On a bike, the force is the tangential push on the pedal and the velocity is the crank's angular speed converted to a linear speed at the pedal. A power meter measures this directly using strain gauges — see how power meters work for the full mechanism. One watt equals one joule of energy per second ($1\,\text{W} = 1\,\text{J/s}$), so 200 W sustained for an hour is 720 kJ of mechanical work.

Cadence: the rhythm variable

Cadence ($C$, in RPM) sets the angular velocity of the crank. The relationship to power includes torque ($\tau$):

$$P = \tau \cdot \omega \quad\text{where}\quad \omega = \frac{2\pi C}{60}$$

At a fixed power output, doubling cadence halves the required torque. This is why spinning feels lighter on the muscles — but as cadence rises, the internal cost of moving your legs (the energy spent just turning the cranks with no load) climbs steeply.

Why High Cadence Is Not Always Efficient

A common misconception is that spinning faster is always better because elite cyclists pedal at 100+ RPM. In reality, total metabolic cost follows a U-shaped curve against cadence for any given power. There is an optimal cadence that minimizes oxygen consumption, and it depends on intensity.

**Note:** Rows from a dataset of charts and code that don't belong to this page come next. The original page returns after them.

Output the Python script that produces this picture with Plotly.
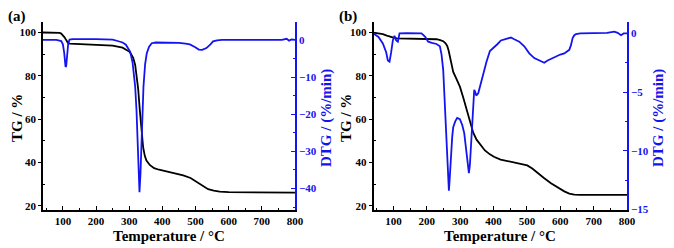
import plotly.graph_objects as go

# ---------------- data ----------------
# Panel (a)
temp_tg_a = [40, 60, 80, 90, 95, 100, 105, 110, 115, 120,
             140, 175, 200, 250, 280, 293, 300, 305, 312, 318,
             322, 327, 332, 337, 342, 347, 352, 362, 375, 390,
             403, 430, 463, 485, 503, 520, 538, 555, 573, 600,
             700, 800]
tg_a = [100, 100, 100, 99.8, 99.5, 98.8, 97.8, 96.5, 95.3, 94.9,
        94.7, 94.6, 94.4, 93.9, 93.0, 92.0, 91.2, 90.2, 88.3, 85.0,
        81.0, 74.0, 64.0, 55.0, 47.0, 43.0, 40.8, 38.8, 37.3, 36.6,
        36.2, 35.2, 34.0, 32.8, 31.0, 29.2, 27.6, 26.9, 26.5, 26.3,
        26.1, 26.0]

temp_dtg_a = [40, 80, 95, 100, 104, 108, 110, 113, 116, 120,
              130, 200, 250, 265, 280, 290, 297, 303, 310, 318,
              322, 325, 328, 331, 334, 338, 343, 348, 353, 360,
              368, 380, 393, 420, 450, 470, 483, 498, 510, 520,
              533, 545, 553, 565, 580, 650, 700, 760, 775, 782,
              790, 800]
dtg_a = [0, 0, -0.3, -1.2, -3.5, -7.3, -7.0, -4.0, -1.0, 0.1,
         0.2, 0.2, 0.1, -0.3, -0.7, -1.3, -2.2, -3.2, -6.0, -12.6,
         -19.0, -26.0, -35.0, -41.0, -36.0, -26.0, -12.6, -6.5, -3.6, -1.8,
         -0.9, -0.7, -0.7, -0.8, -0.8, -1.0, -1.2, -1.9, -2.6, -2.7,
         -2.2, -1.2, -0.4, -0.1, 0.0, 0.0, 0.0, 0.0, 0.3, -0.2,
         0.1, 0.0]

# Panel (b)
temp_tg_b = [40, 55, 68, 80, 90, 100, 110, 130, 180, 229,
             240, 249, 256, 261, 265, 269, 274, 279, 289, 299,
             309, 319, 329, 339, 349, 359, 374, 389, 401, 421,
             441, 461, 481, 501, 516, 531, 551, 572, 592, 612,
             627, 642, 660, 700, 800]
tg_b = [100, 99.8, 99.3, 98.6, 98.0, 97.6, 97.3, 97.2, 97.1, 96.9,
        96.5, 96.0, 95.0, 93.8, 91.8, 89.2, 85.5, 81.8, 78.5, 75.0,
        70.0, 64.5, 59.0, 53.7, 50.5, 48.3, 45.5, 43.7, 42.6, 41.3,
        40.6, 40.1, 39.5, 38.6, 37.2, 35.2, 32.8, 30.4, 28.4, 26.6,
        25.6, 25.1, 25.0, 25.0, 25.0]

temp_dtg_b = [40, 55, 68, 78, 83, 88, 93, 98, 103, 108,
              113, 118, 140, 184, 195, 204, 215, 229, 239, 244,
              249, 254, 258, 261, 264, 266, 268, 272, 276, 279,
              285, 291, 299, 306, 312, 319, 323, 326, 329, 332,
              336, 339, 342, 345, 348, 354, 364, 372, 379, 389,
              402, 412, 422, 432, 442, 452, 462, 477, 492, 507,
              522, 537, 547, 552, 562, 582, 600, 612, 627, 632,
              637, 642, 647, 660, 700, 740, 762, 772, 782, 790,
              800]
dtg_b = [0, -0.3, -0.85, -1.6, -2.3, -2.4, -1.6, -0.6, -0.2, -0.6,
         -0.7, 0, 0.02, 0, -0.3, -0.7, -0.8, -0.9, -1.1, -1.8,
         -3.1, -6.0, -8.5, -10.2, -12.4, -13.4, -12.6, -10.2, -8.8, -8.0,
         -7.5, -7.2, -7.3, -7.8, -8.5, -10.2, -11.3, -11.9, -11.2, -9.7,
         -7.8, -6.2, -4.8, -5.0, -5.3, -5.1, -4.0, -3.1, -2.4, -1.5,
         -1.2, -0.9, -0.6, -0.5, -0.4, -0.35, -0.5, -0.7, -1.1, -1.7,
         -2.1, -2.3, -2.4, -2.5, -2.3, -2.0, -1.8, -1.7, -1.4, -1.0,
         -0.4, -0.15, -0.05, 0, 0, 0.05, 0.15, 0.05, -0.15, 0,
         0]

x_ticks = [100, 200, 300, 400, 500, 600, 700, 800]
tg_ticks = [20, 40, 60, 80, 100]
dtg_ticks_a = [0, -10, -20, -30, -40]
dtg_ticks_b = [0, -5, -10, -15]

panel_labels = ["(a)", "(b)"]
x_title = "Temperature / °C"
tg_title = "TG / %"
dtg_title = "DTG / (%/min)"

# ---------------- styling ----------------
# The page body has an 8px default margin; size the figure to fill the rest
OFF = 8
W, H = 674 - OFF, 248 - OFF
BLUE = "#1414f0"
FONT = "Liberation Serif"
tickfont_k = dict(family=FONT, size=11, color="black", weight="bold")
tickfont_b = dict(family=FONT, size=11, color=BLUE, weight="bold")


def fx(p):  # window pixel x -> paper fraction
    return (p - OFF) / W


def fy(p):  # window pixel y -> paper fraction
    return 1 - (p - OFF) / H


y_dom = [fy(210), fy(21.7)]
xa_dom = [fx(43), fx(295)]
xb_dom = [fx(373.5), fx(627)]

fig = go.Figure()
fig.add_trace(go.Scatter(x=temp_tg_a, y=tg_a, mode="lines", xaxis="x", yaxis="y",
                         line=dict(color="black", width=1.8)))
fig.add_trace(go.Scatter(x=temp_dtg_a, y=dtg_a, mode="lines", xaxis="x", yaxis="y2",
                         line=dict(color=BLUE, width=1.8)))
fig.add_trace(go.Scatter(x=temp_tg_b, y=tg_b, mode="lines", xaxis="x2", yaxis="y3",
                         line=dict(color="black", width=1.8)))
fig.add_trace(go.Scatter(x=temp_dtg_b, y=dtg_b, mode="lines", xaxis="x2", yaxis="y4",
                         line=dict(color=BLUE, width=1.8)))


def xaxis(dom, anchor):
    return dict(domain=dom, anchor=anchor, range=[40, 800], tickvals=x_ticks,
                showline=True, linecolor="black", linewidth=1.5, showgrid=False,
                zeroline=False, ticks="inside", ticklen=4, tickwidth=1.2, tickcolor="black",
                tickfont=tickfont_k, automargin=False,
                minor=dict(tickvals=[50, 150, 250, 350, 450, 550, 650, 750],
                           ticks="inside", ticklen=2.5, tickwidth=1, tickcolor="black"))


def tg_axis(anchor):
    return dict(domain=y_dom, anchor=anchor, range=[18, 105], tickvals=tg_ticks,
                showline=True, linecolor="black", linewidth=1.5, showgrid=False,
                zeroline=False, ticks="outside", ticklen=3, tickwidth=1.2, tickcolor="black",
                tickfont=tickfont_k, automargin=False,
                minor=dict(tickvals=[30, 50, 70, 90], ticks="inside", ticklen=2.5,
                           tickwidth=1, tickcolor="black"))


def dtg_axis(anchor, overlay, rng, ticks, minors):
    return dict(anchor=anchor, overlaying=overlay, side="right", range=rng, tickvals=ticks,
                showline=True, linecolor=BLUE, linewidth=1.5, showgrid=False,
                zeroline=False, ticks="inside", ticklen=4, tickwidth=1.2, tickcolor=BLUE,
                tickfont=tickfont_b, automargin=False,
                minor=dict(tickvals=minors, ticks="inside", ticklen=2.5, tickwidth=1,
                           tickcolor=BLUE))


fig.update_layout(
    width=W, height=H, margin=dict(l=0, r=0, t=0, b=0),
    paper_bgcolor="white", plot_bgcolor="white", showlegend=False,
    xaxis=xaxis(xa_dom, "y"),
    yaxis=tg_axis("x"),
    yaxis2=dtg_axis("x", "y", [-45.8, 4.9], dtg_ticks_a, [-5, -15, -25, -35, -45]),
    xaxis2=xaxis(xb_dom, "y3"),
    yaxis3=tg_axis("x2"),
    yaxis4=dtg_axis("x2", "y3", [-15.05, 1.0], dtg_ticks_b, [-2.5, -7.5, -12.5]),
)

ann_font_k = dict(family=FONT, size=15, color="black", weight="bold")
ann_font_b = dict(family=FONT, size=15, color=BLUE, weight="bold")


def px(x, y, text, font, angle=0):
    fig.add_annotation(x=fx(x), y=fy(y), xref="paper", yref="paper", text=text,
                       showarrow=False, font=font, textangle=angle, xanchor="center",
                       yanchor="middle")


px(17, 17, panel_labels[0], ann_font_k)
px(348, 17, panel_labels[1], ann_font_k)
px(169, 236, x_title, ann_font_k)
px(500, 236, x_title, ann_font_k)
px(17, 118, tg_title, ann_font_k, angle=-90)
px(346, 118, tg_title, ann_font_k, angle=-90)
px(327, 118, dtg_title, ann_font_b, angle=-90)
px(659, 118, dtg_title, ann_font_b, angle=-90)

fig.write_html("out.html")
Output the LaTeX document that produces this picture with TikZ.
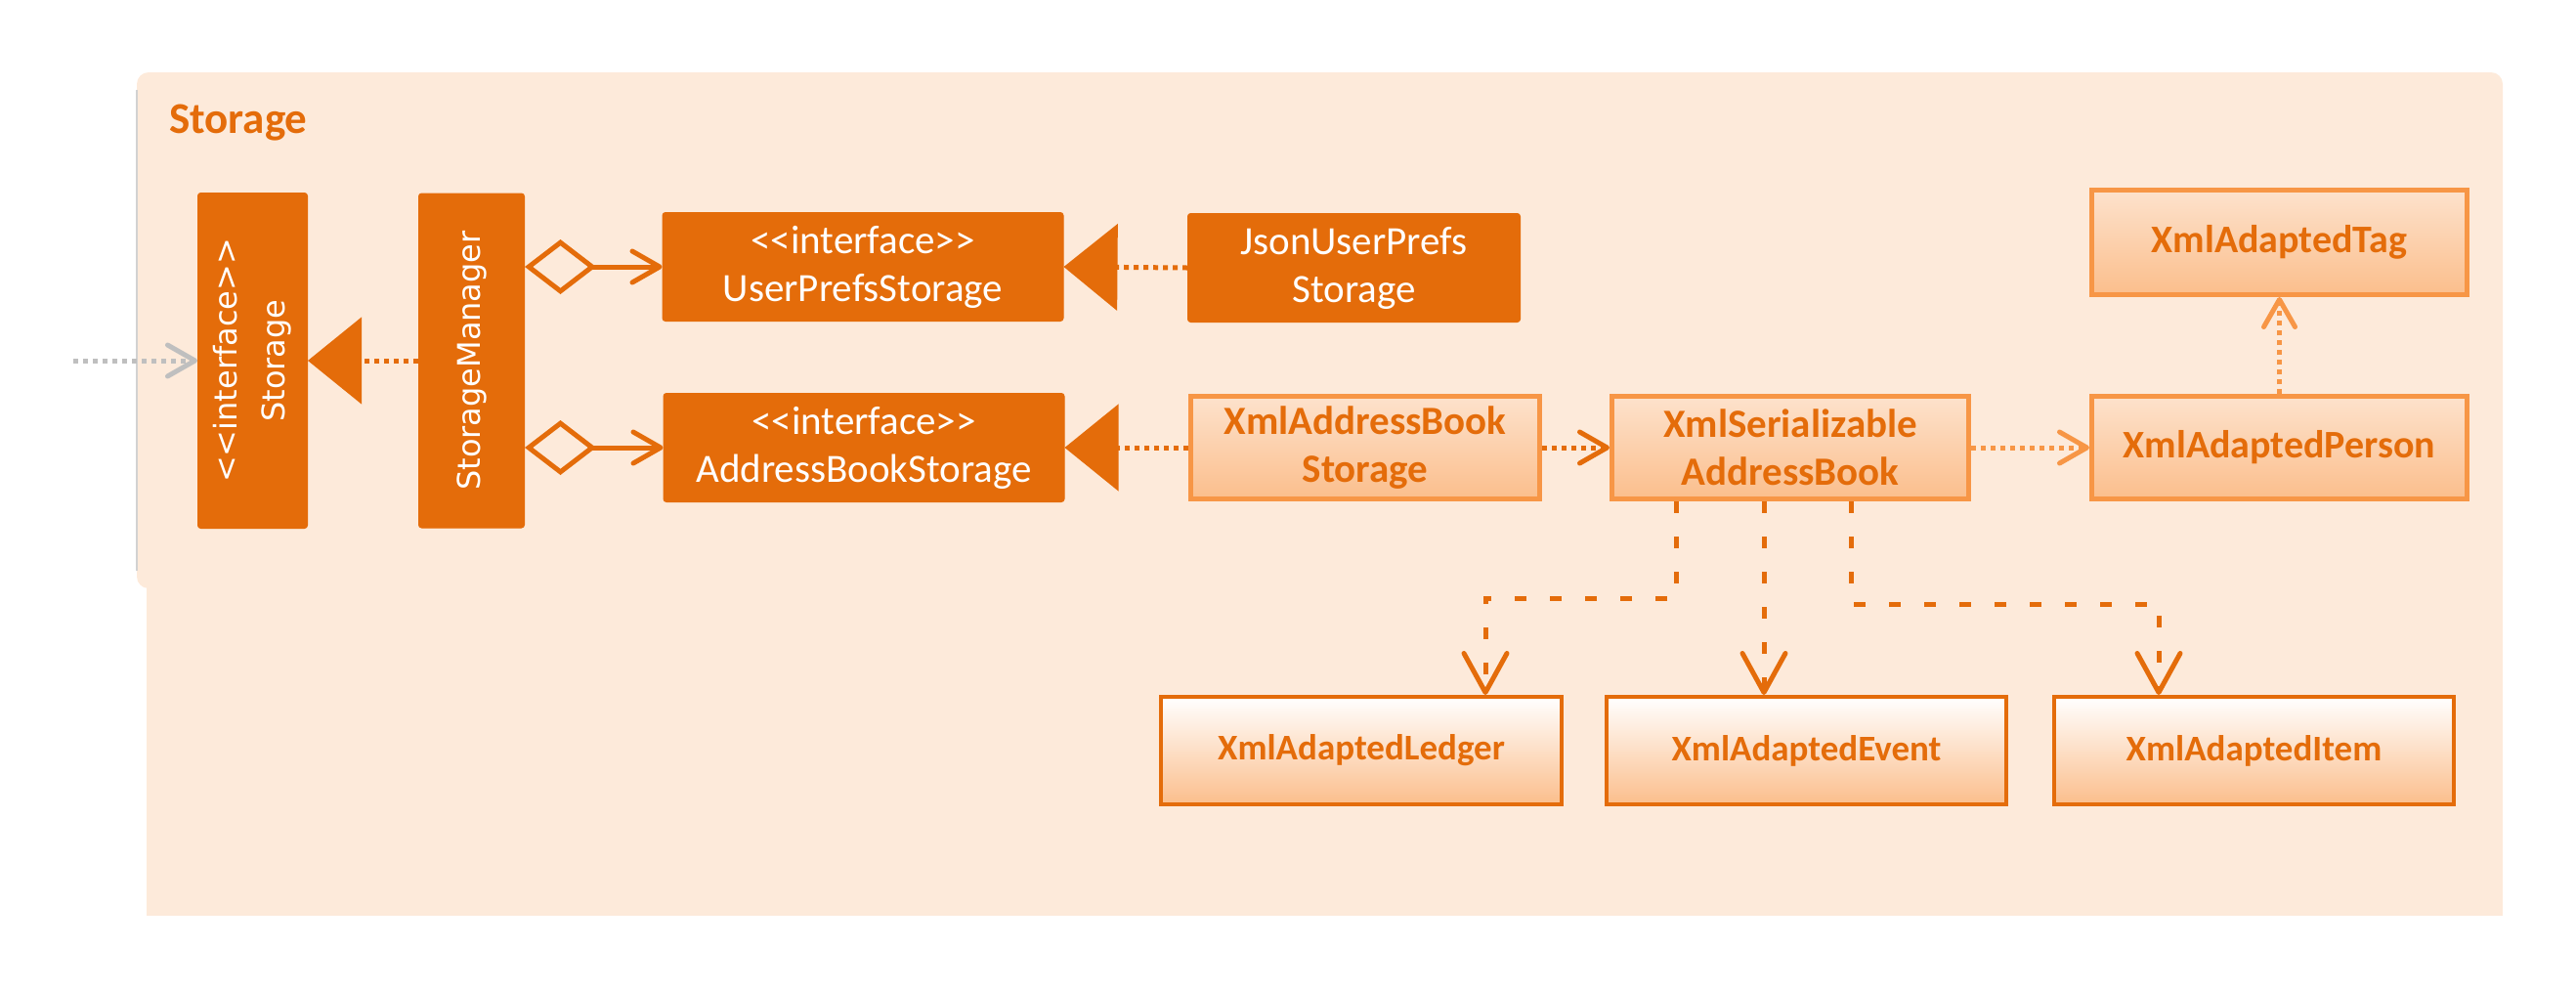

Factor	Low Cadence (50–70 RPM)	High Cadence (95–110 RPM)
Muscle force (torque)	High	Low
Cardiovascular load	Lower	Higher
Muscle glycogen use	Faster	Slower
Joint stress	Higher on knees	Lower on knees
Internal leg-swing cost	Low	High
Best for	Short bursts, steep standing climbs	Sustained efforts, time trials

At low cadence and high force, you rely on fast-twitch muscle fibers that burn glycogen quickly and fatigue fast. At very high cadence, you burn oxygen just to move your legs. The sweet spot for most trained riders at sub-threshold power sits around 85–95 RPM.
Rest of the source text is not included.